>>
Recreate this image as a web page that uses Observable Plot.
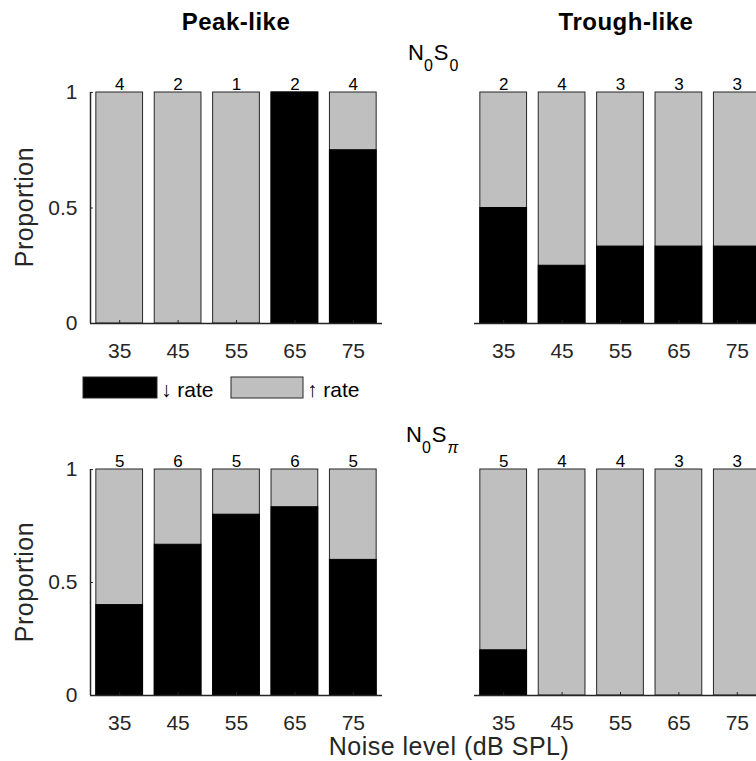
<!DOCTYPE html>
<html>
<head>
<meta charset="utf-8">
<script src="https://cdn.jsdelivr.net/npm/d3@7"></script>
<script src="https://cdn.jsdelivr.net/npm/@observablehq/plot@0.6"></script>
<style>
  html, body { margin: 0; padding: 0; background: #fff; }
  #root { position: relative; width: 756px; height: 761px; overflow: hidden; background: #fff;
          font-family: "Liberation Sans", Arial, sans-serif; }
  #root svg { position: absolute; }
</style>
</head>
<body>
<div id="root"></div>
<script>
// ---- data ----
const levels = [35, 45, 55, 65, 75];
const levelLabels = ["35", "45", "55", "65", "75"];
const yTicks = [0, 0.5, 1];
const yTickLabels = ["0", "0.5", "1"];

// proportion with decreased rate (black); remainder = increased rate (gray)
const peakN0S0Down = [0, 0, 0, 1, 0.75];
const peakN0S0Count = [4, 2, 1, 2, 4];
const troughN0S0Down = [0.5, 0.25, 0.333, 0.333, 0.333];
const troughN0S0Count = [2, 4, 3, 3, 3];
const peakN0SpiDown = [0.4, 0.667, 0.8, 0.833, 0.6];
const peakN0SpiCount = [5, 6, 5, 6, 5];
const troughN0SpiDown = [0.2, 0, 0, 0, 0];
const troughN0SpiCount = [5, 4, 4, 3, 3];

const columnTitles = ["Peak-like", "Trough-like"];
const legendLabels = ["\u2193 rate", "\u2191 rate"];
const xLabel = "Noise level (dB SPL)";
const yLabel = "Proportion";

const FONT = '"Liberation Sans", Arial, sans-serif';
const AX = "#262626";
const GRAY = "#bfbfbf";
const HALF = 4; // half bar width in dB

function panel(down, counts, showY, height) {
  const rows = levels.map((level, i) => ({level, label: levelLabels[i], down: down[i], n: counts[i]}));
  const marks = [
    Plot.rect(rows, {x1: d => d.level - HALF, x2: d => d.level + HALF, y1: () => 0, y2: () => 1,
      fill: GRAY, stroke: AX, strokeWidth: 1}),
    Plot.rect(rows.filter(d => d.down > 0), {x1: d => d.level - HALF, x2: d => d.level + HALF,
      y1: () => 0, y2: d => d.down, fill: "#000", stroke: "#000", strokeWidth: 1}),
    Plot.ruleX(rows, {x: "level", y1: () => 0, y2: () => 0.013, stroke: AX, strokeWidth: 1}),
    Plot.ruleY([0], {stroke: AX, strokeWidth: 1.5}),
    Plot.text(rows, {x: "level", y: () => 1, text: d => String(d.n), lineAnchor: "bottom", dy: -3,
      fontSize: 17, fill: "#000"}),
    Plot.text(rows, {x: "level", y: () => 0, text: "label", lineAnchor: "middle", dy: 28,
      fontSize: 21, fill: AX, letterSpacing: 0.5})
  ];
  if (showY) {
    marks.push(
      Plot.ruleX([30], {y1: () => 0, y2: () => 1, stroke: AX, strokeWidth: 1.5}),
      Plot.ruleY(yTicks, {y: d => d, x1: () => 30, x2: () => 30.5, stroke: AX, strokeWidth: 1}),
      Plot.text(yTicks, {x: () => 30, y: d => d, text: (d, i) => yTickLabels[i], textAnchor: "end",
        lineAnchor: "middle", dx: -13, fontSize: 21, fill: AX})
    );
  }
  return Plot.plot({
    width: 400, height,
    marginLeft: 90, marginRight: 18, marginTop: 32, marginBottom: 47,
    x: {domain: [30, 80], axis: null},
    y: {domain: [0, 1], axis: null},
    style: {fontFamily: FONT, background: "transparent", overflow: "visible"},
    marks
  });
}

const root = document.getElementById("root");
function place(svg, left, top) {
  svg.style.left = left + "px";
  svg.style.top = top + "px";
  root.appendChild(svg);
}
place(panel(peakN0S0Down, peakN0S0Count, true, 310), 0, 60);
place(panel(troughN0S0Down, troughN0S0Count, false, 310), 384, 60);
place(panel(peakN0SpiDown, peakN0SpiCount, true, 305), 0, 437);
place(panel(troughN0SpiDown, troughN0SpiCount, false, 305), 384, 437);

// ---- annotation layer (titles, condition labels, legend, axis labels) ----
const ov = d3.select(root).append("svg")
  .attr("width", 756).attr("height", 761)
  .style("left", "0px").style("top", "0px")
  .style("font-family", FONT);

ov.append("text").attr("x", 236).attr("y", 30).attr("text-anchor", "middle")
  .attr("font-size", 24).attr("font-weight", "bold").attr("letter-spacing", 0.5)
  .attr("fill", "#000").text(columnTitles[0]);
ov.append("text").attr("x", 626).attr("y", 30).attr("text-anchor", "middle")
  .attr("font-size", 24).attr("font-weight", "bold").attr("letter-spacing", 0.5)
  .attr("fill", "#000").text(columnTitles[1]);

function condLabel(x, y, sub2, italic2) {
  const t = ov.append("text").attr("x", x).attr("y", y).attr("font-size", 22).attr("fill", "#000");
  t.append("tspan").text("N");
  t.append("tspan").attr("dy", 11).attr("font-size", 16).text("0");
  t.append("tspan").attr("dy", -11).attr("dx", 1).text("S");
  const s = t.append("tspan").attr("dy", 11).attr("dx", 1).attr("font-size", 16).text(sub2);
  if (italic2) s.attr("font-style", "italic");
}
condLabel(408, 60, "0", false);
condLabel(406, 442, "\u03c0", true);

// legend
ov.append("rect").attr("x", 83).attr("y", 377).attr("width", 74).attr("height", 21)
  .attr("fill", "#000").attr("stroke", AX);
ov.append("text").attr("x", 161).attr("y", 397).attr("font-size", 21).attr("fill", "#000").text(legendLabels[0]);
ov.append("rect").attr("x", 231).attr("y", 377).attr("width", 72).attr("height", 21)
  .attr("fill", GRAY).attr("stroke", AX);
ov.append("text").attr("x", 307).attr("y", 397).attr("font-size", 21).attr("fill", "#000").text(legendLabels[1]);

// y labels
[207, 582].forEach(cy => {
  ov.append("text").attr("transform", `translate(33,${cy}) rotate(-90)`).attr("text-anchor", "middle")
    .attr("font-size", 25).attr("letter-spacing", 0.5).attr("fill", AX).text(yLabel);
});
// x label
ov.append("text").attr("x", 449).attr("y", 755).attr("text-anchor", "middle")
  .attr("font-size", 25).attr("letter-spacing", 0.5).attr("fill", AX).text(xLabel);
</script>
</body>
</html>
<<
Repeat the material above word for word and skip every image in it.

Result of the task:
Recreate this image as a web page that uses Observable Plot.
<!DOCTYPE html>
<html>
<head>
<meta charset="utf-8">
<script src="https://cdn.jsdelivr.net/npm/d3@7"></script>
<script src="https://cdn.jsdelivr.net/npm/@observablehq/plot@0.6"></script>
<style>
  html, body { margin: 0; padding: 0; background: #fff; }
  #root { position: relative; width: 756px; height: 761px; overflow: hidden; background: #fff;
          font-family: "Liberation Sans", Arial, sans-serif; }
  #root svg { position: absolute; }
</style>
</head>
<body>
<div id="root"></div>
<script>
// ---- data ----
const levels = [35, 45, 55, 65, 75];
const levelLabels = ["35", "45", "55", "65", "75"];
const yTicks = [0, 0.5, 1];
const yTickLabels = ["0", "0.5", "1"];

// proportion with decreased rate (black); remainder = increased rate (gray)
const peakN0S0Down = [0, 0, 0, 1, 0.75];
const peakN0S0Count = [4, 2, 1, 2, 4];
const troughN0S0Down = [0.5, 0.25, 0.333, 0.333, 0.333];
const troughN0S0Count = [2, 4, 3, 3, 3];
const peakN0SpiDown = [0.4, 0.667, 0.8, 0.833, 0.6];
const peakN0SpiCount = [5, 6, 5, 6, 5];
const troughN0SpiDown = [0.2, 0, 0, 0, 0];
const troughN0SpiCount = [5, 4, 4, 3, 3];

const columnTitles = ["Peak-like", "Trough-like"];
const legendLabels = ["\u2193 rate", "\u2191 rate"];
const xLabel = "Noise level (dB SPL)";
const yLabel = "Proportion";

const FONT = '"Liberation Sans", Arial, sans-serif';
const AX = "#262626";
const GRAY = "#bfbfbf";
const HALF = 4; // half bar width in dB

function panel(down, counts, showY, height) {
  const rows = levels.map((level, i) => ({level, label: levelLabels[i], down: down[i], n: counts[i]}));
  const marks = [
    Plot.rect(rows, {x1: d => d.level - HALF, x2: d => d.level + HALF, y1: () => 0, y2: () => 1,
      fill: GRAY, stroke: AX, strokeWidth: 1}),
    Plot.rect(rows.filter(d => d.down > 0), {x1: d => d.level - HALF, x2: d => d.level + HALF,
      y1: () => 0, y2: d => d.down, fill: "#000", stroke: "#000", strokeWidth: 1}),
    Plot.ruleX(rows, {x: "level", y1: () => 0, y2: () => 0.013, stroke: AX, strokeWidth: 1}),
    Plot.ruleY([0], {stroke: AX, strokeWidth: 1.5}),
    Plot.text(rows, {x: "level", y: () => 1, text: d => String(d.n), lineAnchor: "bottom", dy: -3,
      fontSize: 17, fill: "#000"}),
    Plot.text(rows, {x: "level", y: () => 0, text: "label", lineAnchor: "middle", dy: 28,
      fontSize: 21, fill: AX, letterSpacing: 0.5})
  ];
  if (showY) {
    marks.push(
      Plot.ruleX([30], {y1: () => 0, y2: () => 1, stroke: AX, strokeWidth: 1.5}),
      Plot.ruleY(yTicks, {y: d => d, x1: () => 30, x2: () => 30.5, stroke: AX, strokeWidth: 1}),
      Plot.text(yTicks, {x: () => 30, y: d => d, text: (d, i) => yTickLabels[i], textAnchor: "end",
        lineAnchor: "middle", dx: -13, fontSize: 21, fill: AX})
    );
  }
  return Plot.plot({
    width: 400, height,
    marginLeft: 90, marginRight: 18, marginTop: 32, marginBottom: 47,
    x: {domain: [30, 80], axis: null},
    y: {domain: [0, 1], axis: null},
    style: {fontFamily: FONT, background: "transparent", overflow: "visible"},
    marks
  });
}

const root = document.getElementById("root");
function place(svg, left, top) {
  svg.style.left = left + "px";
  svg.style.top = top + "px";
  root.appendChild(svg);
}
place(panel(peakN0S0Down, peakN0S0Count, true, 310), 0, 60);
place(panel(troughN0S0Down, troughN0S0Count, false, 310), 384, 60);
place(panel(peakN0SpiDown, peakN0SpiCount, true, 305), 0, 437);
place(panel(troughN0SpiDown, troughN0SpiCount, false, 305), 384, 437);

// ---- annotation layer (titles, condition labels, legend, axis labels) ----
const ov = d3.select(root).append("svg")
  .attr("width", 756).attr("height", 761)
  .style("left", "0px").style("top", "0px")
  .style("font-family", FONT);

ov.append("text").attr("x", 236).attr("y", 30).attr("text-anchor", "middle")
  .attr("font-size", 24).attr("font-weight", "bold").attr("letter-spacing", 0.5)
  .attr("fill", "#000").text(columnTitles[0]);
ov.append("text").attr("x", 626).attr("y", 30).attr("text-anchor", "middle")
  .attr("font-size", 24).attr("font-weight", "bold").attr("letter-spacing", 0.5)
  .attr("fill", "#000").text(columnTitles[1]);

function condLabel(x, y, sub2, italic2) {
  const t = ov.append("text").attr("x", x).attr("y", y).attr("font-size", 22).attr("fill", "#000");
  t.append("tspan").text("N");
  t.append("tspan").attr("dy", 11).attr("font-size", 16).text("0");
  t.append("tspan").attr("dy", -11).attr("dx", 1).text("S");
  const s = t.append("tspan").attr("dy", 11).attr("dx", 1).attr("font-size", 16).text(sub2);
  if (italic2) s.attr("font-style", "italic");
}
condLabel(408, 60, "0", false);
condLabel(406, 442, "\u03c0", true);

// legend
ov.append("rect").attr("x", 83).attr("y", 377).attr("width", 74).attr("height", 21)
  .attr("fill", "#000").attr("stroke", AX);
ov.append("text").attr("x", 161).attr("y", 397).attr("font-size", 21).attr("fill", "#000").text(legendLabels[0]);
ov.append("rect").attr("x", 231).attr("y", 377).attr("width", 72).attr("height", 21)
  .attr("fill", GRAY).attr("stroke", AX);
ov.append("text").attr("x", 307).attr("y", 397).attr("font-size", 21).attr("fill", "#000").text(legendLabels[1]);

// y labels
[207, 582].forEach(cy => {
  ov.append("text").attr("transform", `translate(33,${cy}) rotate(-90)`).attr("text-anchor", "middle")
    .attr("font-size", 25).attr("letter-spacing", 0.5).attr("fill", AX).text(yLabel);
});
// x label
ov.append("text").attr("x", 449).attr("y", 755).attr("text-anchor", "middle")
  .attr("font-size", 25).attr("letter-spacing", 0.5).attr("fill", AX).text(xLabel);
</script>
</body>
</html>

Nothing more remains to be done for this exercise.